Combining Dante, Douglas Adams, and Freud, Damnation Diaries is equal parts horror comedy and character-driven drama, uniquely converging the look of bronze-age comics with sharp literary satire. The book’s imaginative and surreal landscape serves as a perfect backdrop for caustic social commentary fit for our equally surreal times. The setting may be imaginary, but the urgent issues addressed are not: growing economic inequality, student debt, political crisis, terrorism, and the attempt to find peace under the most hostile of circumstances.
Peter Rostovsky is a Russian-born artist and writer who emigrated from the former Soviet Union as a political refugee in 1980. His paintings and fine art have been shown widely in the US and abroad and exhibited at museum venues such as PS1/MoMA, The Walker Art Center, MCA Santa Barbara, Artpace, The Blanton Museum of Art, S.M.A.K., as well as a host of private galleries.
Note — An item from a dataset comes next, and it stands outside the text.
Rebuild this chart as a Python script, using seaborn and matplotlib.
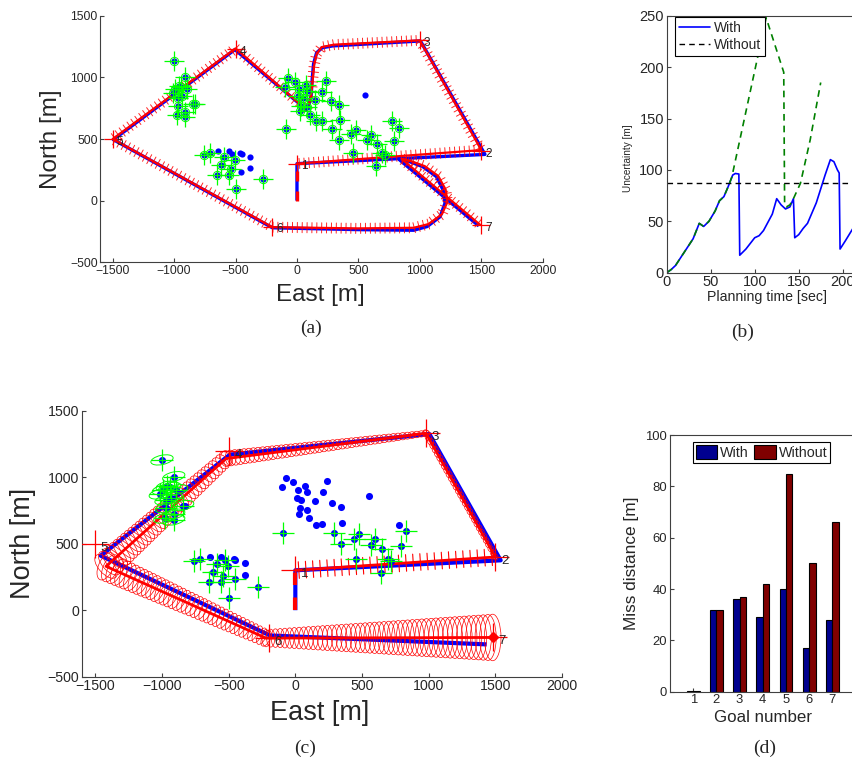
import numpy as np
import pandas as pd
import matplotlib
matplotlib.use("Agg")
import matplotlib.pyplot as plt
import matplotlib.patheffects as pe
from matplotlib.patches import Ellipse
import seaborn as sns

sns.set_style("ticks")
plt.rcParams['font.family'] = ['Liberation Sans', 'DejaVu Sans']
plt.rcParams['xtick.direction'] = 'in'
plt.rcParams['ytick.direction'] = 'in'

# ---- landmarks (true positions) ----
lm_x = [-1000, -912, -961, -990, -941, -892, -970, -967, -912, -979, -912, -845, -828, -1013, -932,
        -73, -99, -15, 20, 70, 84, 46, 12, 35, 26, 84, 102, 148, 206, 235, 273, 346, 157, 200, 288,
        351, 340, 439, 479, 555, 601, 566, 648, 642, 456, 694, 717, 775, 828, 790, -90,
        -712, -642, -555, -590, -526, -462, -450, -380, -505, -619, -540, -648, -555, -456, -380, -497, -279, -758]
lm_y = [1130, 1004, 933, 906, 923, 906, 830, 771, 722, 692, 678, 787, 787, 874, 847,
        993, 923, 966, 906, 934, 887, 830, 847, 771, 725, 757, 692, 820, 885, 969, 809, 779, 643, 649, 578,
        657, 494, 537, 570, 860, 532, 491, 461, 277, 385, 385, 372, 643, 592, 483, 581,
        385, 399, 399, 350, 377, 385, 380, 358, 331, 290, 258, 209, 209, 233, 263, 92, 176, 372]
seen_a = [1, 1, 1, 1, 1, 1, 1, 1, 1, 1, 1, 1, 1, 1, 1,
          1, 1, 1, 1, 1, 1, 1, 1, 1, 1, 1, 1, 1, 1, 1, 1, 1, 1, 1, 1,
          1, 1, 1, 1, 0, 1, 1, 1, 1, 1, 1, 1, 1, 1, 1, 1,
          1, 0, 0, 1, 0, 0, 0, 0, 1, 1, 1, 1, 1, 0, 0, 1, 1, 1]
seen_c = [1, 1, 1, 1, 1, 1, 1, 1, 1, 1, 1, 1, 0, 1, 1,
          0, 0, 0, 0, 0, 0, 0, 0, 0, 0, 0, 0, 0, 0, 0, 0, 0, 0, 0, 1,
          0, 1, 1, 1, 0, 1, 1, 1, 1, 1, 1, 1, 0, 1, 1, 1,
          1, 0, 0, 1, 1, 0, 0, 0, 1, 1, 1, 1, 1, 1, 0, 1, 1, 1]

# ---- panel (a): true (blue) and estimated (red) paths, goals ----
blue_a_x = [0, 0, 1530, 1005, 290, 205, 160, 135, 125, 115, 95, 75, -505, -1495, -200,
            500, 950, 1060, 1165, 1205, 1190, 1135, 1025, 920, 836, 1480]
blue_a_y = [0, 300, 375, 1295, 1255, 1240, 1200, 1110, 1000, 850, 775, 740, 1225, 495, -220,
            -235, -240, -210, -130, -20, 85, 195, 275, 315, 330, -205]
red_a_x = [0, 1500, 1000, 300, 200, 160, 140, 130, 115, 95, 75, -500, -1500, -200,
           490, 950, 1070, 1180, 1225, 1210, 1150, 1040, 930, 850, 1490]
red_a_y = [300, 410, 1300, 1265, 1245, 1190, 1100, 1000, 850, 775, 740, 1235, 500, -215,
           -225, -220, -190, -110, -10, 90, 200, 280, 320, 340, -195]
goal_a_x = [0, 1500, 1000, -500, -1500, -200, 1500]
goal_a_y = [300, 400, 1300, 1230, 500, -210, -200]

# ---- panel (c) ----
blue_c_x = [0, 0, 1540, 1005, -490, -1460, -190, 1435]
blue_c_y = [0, 300, 375, 1325, 1170, 410, -190, -257]
red_c_x = [0, 1500, 980, -520, -1420, -220, 1480]
red_c_y = [300, 400, 1330, 1140, 330, -210, -205]
band_c = [20, 40, 45, 120, 220, 130, 350]     # ellipse size across the path at each goal
along_c = [20, 45, 55, 80, 110, 60, 125]      # ellipse size along the path
goal_c_x = [0, 1500, 980, -500, -1500, -200, 1480]
goal_c_y = [300, 400, 1330, 1200, 500, -210, -205]

# ---- panel (b): uncertainty vs planning time ----
t_with = [0, 5, 10, 20, 30, 37, 42, 48, 55, 60, 65, 70, 75, 78, 82, 83, 90, 100, 105, 110, 120,
          125, 130, 135, 140, 144, 145.5, 150, 155, 160, 170, 180, 186, 190, 194, 196, 197, 203, 213, 220]
u_with = [0, 3, 7, 20, 33, 48, 45, 50, 60, 70, 74, 84, 95, 96.5, 96, 17, 23, 34, 36, 41, 57,
          72, 66, 62, 64, 72, 34, 37, 43, 48, 68, 95, 110, 108, 100, 97, 23, 31, 45, 58]
t_without = [0, 5, 10, 20, 30, 37, 42, 48, 55, 60, 65, 70, 74, 113, 133, 134, 136, 140, 144, 152, 163, 175]
u_without = [0, 3, 7, 20, 33, 48, 45, 50, 60, 70, 74, 84, 93, 248, 195, 66, 64, 66, 72, 87, 129, 185]
threshold = 87

# ---- panel (d): miss distance per goal ----
goals = [1, 2, 3, 4, 5, 6, 7]
miss_with = [0.4, 32, 36, 29, 40, 17, 28]
miss_without = [0.4, 32, 37, 42, 85, 50, 66]

W, H = 853, 764
fig = plt.figure(figsize=(W / 100, H / 100), dpi=100)
SPINE = '#404040'


def style_map_axes(ax, tick_size):
    ax.set_xlim(-1600, 2000)
    ax.set_ylim(-500, 1500)
    ax.set_xticks(range(-1500, 2001, 500))
    ax.set_yticks(range(-500, 1501, 500))
    for s in ['top', 'right']:
        ax.spines[s].set_visible(False)
    for s in ['left', 'bottom']:
        ax.spines[s].set_color(SPINE)
    ax.tick_params(labelsize=tick_size, length=3, pad=2, color=SPINE)
    ax.set_xticklabels([str(v).replace('-', '\u2212') for v in range(-1500, 2001, 500)])
    ax.set_yticklabels([str(v).replace('-', '\u2212') for v in range(-500, 1501, 500)])


def ellipse_chain(ax, xs, ys, band, along, step=35):
    for i in range(1, len(xs) - 1):
        x0, y0, x1, y1 = xs[i], ys[i], xs[i + 1], ys[i + 1]
        ang = np.degrees(np.arctan2(y1 - y0, x1 - x0))
        n = int(np.hypot(x1 - x0, y1 - y0) // step)
        for f in np.linspace(0, 1, n + 1):
            ax.add_patch(Ellipse((x0 + f * (x1 - x0), y0 + f * (y1 - y0)),
                                 along[i] + f * (along[i + 1] - along[i]),
                                 band[i] + f * (band[i + 1] - band[i]),
                                 angle=ang, fill=False, ec='red', lw=0.5, zorder=3))


# ================= (a) =================
ax = fig.add_axes([100.4 / W, 1 - 262.3 / H, 442.3 / W, 246.6 / H])
ticks = [pe.withTickedStroke(angle=90, spacing=3.5, length=1.05, linewidth=0.7, alpha=0.85),
         pe.TickedStroke(angle=-90, spacing=3.5, length=1.05, linewidth=0.7, alpha=0.85)]
ax.plot(blue_a_x, blue_a_y, color='blue', lw=2.4, solid_capstyle='butt', zorder=2)
ax.plot(blue_a_x[:2], blue_a_y[:2], color='red', lw=2.4, dashes=(3, 3), zorder=3)
ax.plot(red_a_x, red_a_y, color='red', lw=1.6, path_effects=ticks, zorder=3)
ax.plot(goal_a_x, goal_a_y, '+', color='red', ms=13, mew=0.9, ls='none', zorder=4)
for i, (gx, gy) in enumerate(zip(goal_a_x, goal_a_y)):
    ax.annotate(str(i + 1), (gx, gy), xytext=(3, -4), textcoords='offset points', fontsize=8.5, zorder=5)
sns.scatterplot(x=lm_x, y=lm_y, color='blue', s=20, linewidth=0, ax=ax, zorder=5)
sx = [x for x, s in zip(lm_x, seen_a) if s]
sy = [y for y, s in zip(lm_y, seen_a) if s]
ax.plot(sx, sy, '+', color='#00ff00', ms=14, mew=0.9, ls='none', zorder=6)
ax.plot(sx, sy, 'o', mfc='none', mec='#00ff00', ms=6, mew=0.7, ls='none', zorder=6)
style_map_axes(ax, 8.7)
ax.set_xlabel('East [m]', fontsize=17.5)
ax.set_ylabel('North [m]', fontsize=17.5)
ax.xaxis.set_label_coords(0.497, -0.087)
ax.yaxis.set_label_coords(-0.087, 0.5)

# ================= (c) =================
ax = fig.add_axes([82 / W, 1 - 676.7 / H, 480 / W, 266 / H])
ax.plot(blue_c_x, blue_c_y, color='blue', lw=3, solid_capstyle='butt', zorder=2)
ax.plot(blue_c_x[:2], blue_c_y[:2], color='red', lw=3, dashes=(3, 3), zorder=3)
ticks_c = [pe.withTickedStroke(angle=90, spacing=5, length=1.2, linewidth=0.8),
           pe.TickedStroke(angle=-90, spacing=5, length=1.2, linewidth=0.8)]
ax.plot(red_c_x[:2], red_c_y[:2], color='red', lw=2, path_effects=ticks_c, zorder=3)
ax.plot(red_c_x[1:], red_c_y[1:], color='red', lw=2, zorder=3)
ellipse_chain(ax, red_c_x, red_c_y, band_c, along_c)
ax.plot(red_c_x[-1:], red_c_y[-1:], 'D', color='red', ms=5, zorder=4)
ax.plot(goal_c_x, goal_c_y, '+', color='red', ms=20, mew=0.9, ls='none', zorder=4)
for i, (gx, gy) in enumerate(zip(goal_c_x, goal_c_y)):
    ax.annotate(str(i + 1), (gx, gy), xytext=(4, -5), textcoords='offset points', fontsize=9.5, zorder=5)
sns.scatterplot(x=lm_x, y=lm_y, color='blue', s=26, linewidth=0, ax=ax, zorder=5)
sx = [x for x, s in zip(lm_x, seen_c) if s]
sy = [y for y, s in zip(lm_y, seen_c) if s]
ax.plot(sx, sy, '+', color='#00ff00', ms=16, mew=0.9, ls='none', zorder=6)
for x, y in zip(sx, sy):
    if x < -800:
        ax.add_patch(Ellipse((x, y), 170, 70, angle=12, fill=False, ec='#00ff00', lw=0.7, zorder=6))
style_map_axes(ax, 10.2)
ax.set_xlabel('East [m]', fontsize=19.5)
ax.set_ylabel('North [m]', fontsize=19.5)
ax.xaxis.set_label_coords(0.496, -0.088)
ax.yaxis.set_label_coords(-0.096, 0.5)

# ================= (b) =================
ax = fig.add_axes([666.7 / W, 1 - 272.7 / H, 193.6 / W, 257 / H])
sns.lineplot(x=t_with, y=u_with, color='blue', lw=1.2, sort=False, estimator=None, label='With', ax=ax)
ax.axhline(threshold, color='black', lw=1, dashes=(4, 3), label='Without')
sns.lineplot(x=t_without, y=u_without, color='#008000', lw=1.2, sort=False, estimator=None,
             dashes=False, ax=ax).lines[-1].set_dashes((4, 3))
ax.set_xlim(0, 220)
ax.set_ylim(0, 250)
ax.set_xticks([0, 50, 100, 150, 200])
ax.set_yticks(range(0, 251, 50))
ax.spines['right'].set_visible(False)
for s in ['left', 'bottom', 'top']:
    ax.spines[s].set_color(SPINE)
ax.tick_params(labelsize=10.5, length=3, pad=2, color=SPINE)
ax.set_xlabel('Planning time [sec]', fontsize=10.2)
ax.set_ylabel('Uncertainty [m]', fontsize=7.2)
ax.xaxis.set_label_coords(0.517, -0.067)
ax.yaxis.set_label_coords(-0.174, 0.445)
leg = ax.legend(loc='upper left', bbox_to_anchor=(0.043, 0.996), fontsize=10, fancybox=False,
                edgecolor='black', framealpha=1, handlelength=2.2, handletextpad=0.3,
                borderpad=0.3, labelspacing=0.2, borderaxespad=0)
leg.get_frame().set_linewidth(0.8)

# ================= (d) =================
ax = fig.add_axes([670 / W, 1 - 691.7 / H, 185.6 / W, 256.7 / H])
df_d = pd.DataFrame({'Goal': goals * 2, 'Miss': miss_with + miss_without,
                     'Run': ['With'] * len(goals) + ['Without'] * len(goals)})
sns.barplot(data=df_d, x='Goal', y='Miss', hue='Run', palette=['#00008f', '#800000'],
            width=0.56, native_scale=True, edgecolor='black', linewidth=0.8, saturation=1, ax=ax)
ax.set_xlim(0, 8)
ax.set_ylim(0, 100)
ax.set_xticks(goals)
ax.set_yticks(range(0, 101, 20))
ax.spines['right'].set_visible(False)
for s in ['left', 'bottom', 'top']:
    ax.spines[s].set_color(SPINE)
ax.tick_params(labelsize=9.4, length=3, pad=2, color=SPINE)
ax.set_xlabel('Goal number', fontsize=12.2)
ax.set_ylabel('Miss distance [m]', fontsize=12.4)
ax.xaxis.set_label_coords(0.5, -0.071)
ax.yaxis.set_label_coords(-0.167, 0.501)
h, l = ax.get_legend_handles_labels()
leg = ax.legend(h, l, loc='upper left', bbox_to_anchor=(0.122, 0.972), ncol=2, fontsize=10.3,
                fancybox=False, edgecolor='black', framealpha=1, handlelength=1.5, handleheight=1.1,
                handletextpad=0.2, columnspacing=0.4, borderpad=0.2, borderaxespad=0)
leg.get_frame().set_linewidth(0.8)

# captions
for txt, x, y in [('(a)', 311, 328), ('(b)', 743, 332), ('(c)', 305, 748), ('(d)', 765, 748)]:
    fig.text(x / W, 1 - y / H, txt, ha='center', va='center', fontsize=14,
             family=['Liberation Serif', 'DejaVu Serif'])

fig.savefig('out.png', dpi=100)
His writing—often under the pen name David Geers—has appeared in the magazines October, Fillip, BOMB, The Third Rail Quarterly, The Brooklyn Rail, Unbag, and Frieze, and spans cultural criticism, art writing, and fiction. Meanwhile, his illustrated fiction and comics-based work has appeared in the Third Rail Quarterly, Unbag, Topic, and in Devil’s Due’s much-publicized “Alexandria Ocasio-Cortez and the Freshman Force” where his contribution was highlighted by the New York Times, Vice, and other media outlets. Rostovsky teaches at NYU, Parsons New School, and Lesley Art + Design.